Records for processing »
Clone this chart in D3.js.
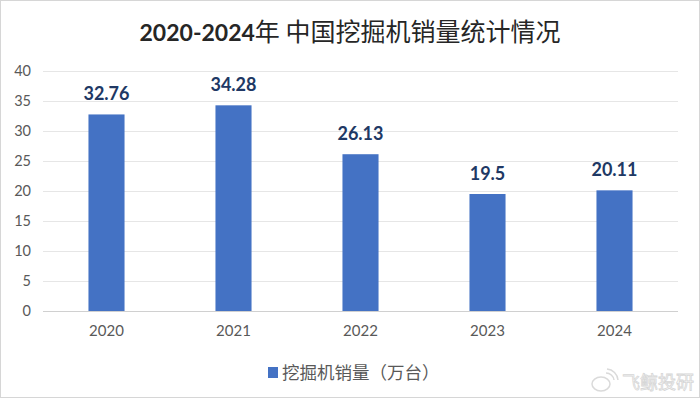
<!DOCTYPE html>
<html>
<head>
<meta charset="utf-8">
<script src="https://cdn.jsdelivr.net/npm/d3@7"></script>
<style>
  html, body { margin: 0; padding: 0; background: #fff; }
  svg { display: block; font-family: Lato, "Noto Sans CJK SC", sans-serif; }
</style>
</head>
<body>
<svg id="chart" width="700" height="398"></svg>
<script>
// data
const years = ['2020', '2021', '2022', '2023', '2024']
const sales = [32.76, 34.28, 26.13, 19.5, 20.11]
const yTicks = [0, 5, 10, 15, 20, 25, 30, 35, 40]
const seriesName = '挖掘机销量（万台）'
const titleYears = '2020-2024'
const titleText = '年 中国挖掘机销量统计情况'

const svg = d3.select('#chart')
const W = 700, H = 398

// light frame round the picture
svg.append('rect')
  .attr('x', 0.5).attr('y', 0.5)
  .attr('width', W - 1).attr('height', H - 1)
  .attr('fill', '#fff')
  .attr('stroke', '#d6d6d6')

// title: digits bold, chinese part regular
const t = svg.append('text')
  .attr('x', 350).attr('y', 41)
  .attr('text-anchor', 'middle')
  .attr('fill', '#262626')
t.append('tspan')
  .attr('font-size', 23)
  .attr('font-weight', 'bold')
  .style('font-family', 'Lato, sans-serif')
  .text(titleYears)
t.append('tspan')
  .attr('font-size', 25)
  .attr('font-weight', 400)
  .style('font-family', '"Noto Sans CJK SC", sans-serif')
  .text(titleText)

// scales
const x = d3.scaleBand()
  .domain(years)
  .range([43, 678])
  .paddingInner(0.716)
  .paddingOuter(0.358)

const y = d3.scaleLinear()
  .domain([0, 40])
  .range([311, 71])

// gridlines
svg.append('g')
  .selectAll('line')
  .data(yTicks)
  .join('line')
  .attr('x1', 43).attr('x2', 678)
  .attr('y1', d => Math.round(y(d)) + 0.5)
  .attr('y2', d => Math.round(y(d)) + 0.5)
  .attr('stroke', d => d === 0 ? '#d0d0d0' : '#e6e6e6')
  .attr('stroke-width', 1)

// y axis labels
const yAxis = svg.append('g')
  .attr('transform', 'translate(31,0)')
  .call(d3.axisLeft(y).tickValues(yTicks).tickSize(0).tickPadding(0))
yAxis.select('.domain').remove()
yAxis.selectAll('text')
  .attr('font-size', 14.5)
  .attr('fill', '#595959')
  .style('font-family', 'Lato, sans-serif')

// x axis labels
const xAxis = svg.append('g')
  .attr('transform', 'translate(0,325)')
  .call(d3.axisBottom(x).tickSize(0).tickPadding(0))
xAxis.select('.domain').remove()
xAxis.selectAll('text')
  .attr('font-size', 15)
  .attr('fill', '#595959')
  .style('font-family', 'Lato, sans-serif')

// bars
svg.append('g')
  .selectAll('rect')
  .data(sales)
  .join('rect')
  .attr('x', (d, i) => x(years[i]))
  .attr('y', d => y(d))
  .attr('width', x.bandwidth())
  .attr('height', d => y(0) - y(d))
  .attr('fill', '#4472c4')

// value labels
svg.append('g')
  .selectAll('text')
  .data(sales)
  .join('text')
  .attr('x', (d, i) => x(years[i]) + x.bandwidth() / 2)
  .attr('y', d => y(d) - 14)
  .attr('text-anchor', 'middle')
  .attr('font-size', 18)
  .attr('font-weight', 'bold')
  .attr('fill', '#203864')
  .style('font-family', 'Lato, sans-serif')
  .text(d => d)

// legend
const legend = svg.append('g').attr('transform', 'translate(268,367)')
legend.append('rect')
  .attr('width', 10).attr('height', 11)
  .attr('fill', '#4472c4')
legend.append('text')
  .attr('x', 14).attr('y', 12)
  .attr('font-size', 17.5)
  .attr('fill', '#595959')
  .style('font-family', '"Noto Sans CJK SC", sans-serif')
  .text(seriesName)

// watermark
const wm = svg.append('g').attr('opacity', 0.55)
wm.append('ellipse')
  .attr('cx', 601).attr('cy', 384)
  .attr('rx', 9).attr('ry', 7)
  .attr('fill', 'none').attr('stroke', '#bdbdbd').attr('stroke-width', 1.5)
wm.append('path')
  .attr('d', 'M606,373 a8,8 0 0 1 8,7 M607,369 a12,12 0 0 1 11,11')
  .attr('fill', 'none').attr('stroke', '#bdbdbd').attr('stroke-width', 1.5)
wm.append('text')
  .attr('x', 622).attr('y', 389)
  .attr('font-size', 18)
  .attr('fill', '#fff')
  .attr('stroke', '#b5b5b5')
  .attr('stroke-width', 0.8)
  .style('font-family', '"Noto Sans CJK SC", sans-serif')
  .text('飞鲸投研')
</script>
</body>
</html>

--

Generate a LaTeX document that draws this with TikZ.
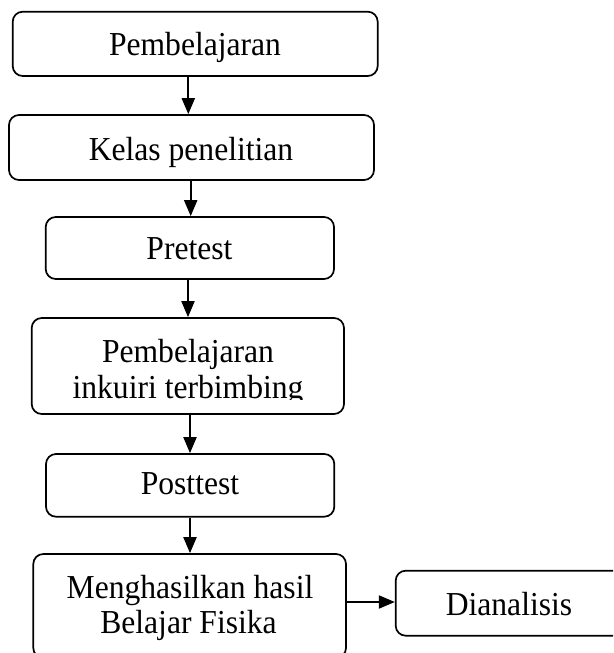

Goal »
Keep the pictures out, and extract only the lines that begin at the one containing "Clone this chart in D3.js." and end at the one containing "const titleText = '年 中国挖掘机销量统计情况'", inclusive.

Result of the exercise »
Clone this chart in D3.js.
<!DOCTYPE html>
<html>
<head>
<meta charset="utf-8">
<script src="https://cdn.jsdelivr.net/npm/d3@7"></script>
<style>
  html, body { margin: 0; padding: 0; background: #fff; }
  svg { display: block; font-family: Lato, "Noto Sans CJK SC", sans-serif; }
</style>
</head>
<body>
<svg id="chart" width="700" height="398"></svg>
<script>
// data
const years = ['2020', '2021', '2022', '2023', '2024']
const sales = [32.76, 34.28, 26.13, 19.5, 20.11]
const yTicks = [0, 5, 10, 15, 20, 25, 30, 35, 40]
const seriesName = '挖掘机销量（万台）'
const titleYears = '2020-2024'
const titleText = '年 中国挖掘机销量统计情况'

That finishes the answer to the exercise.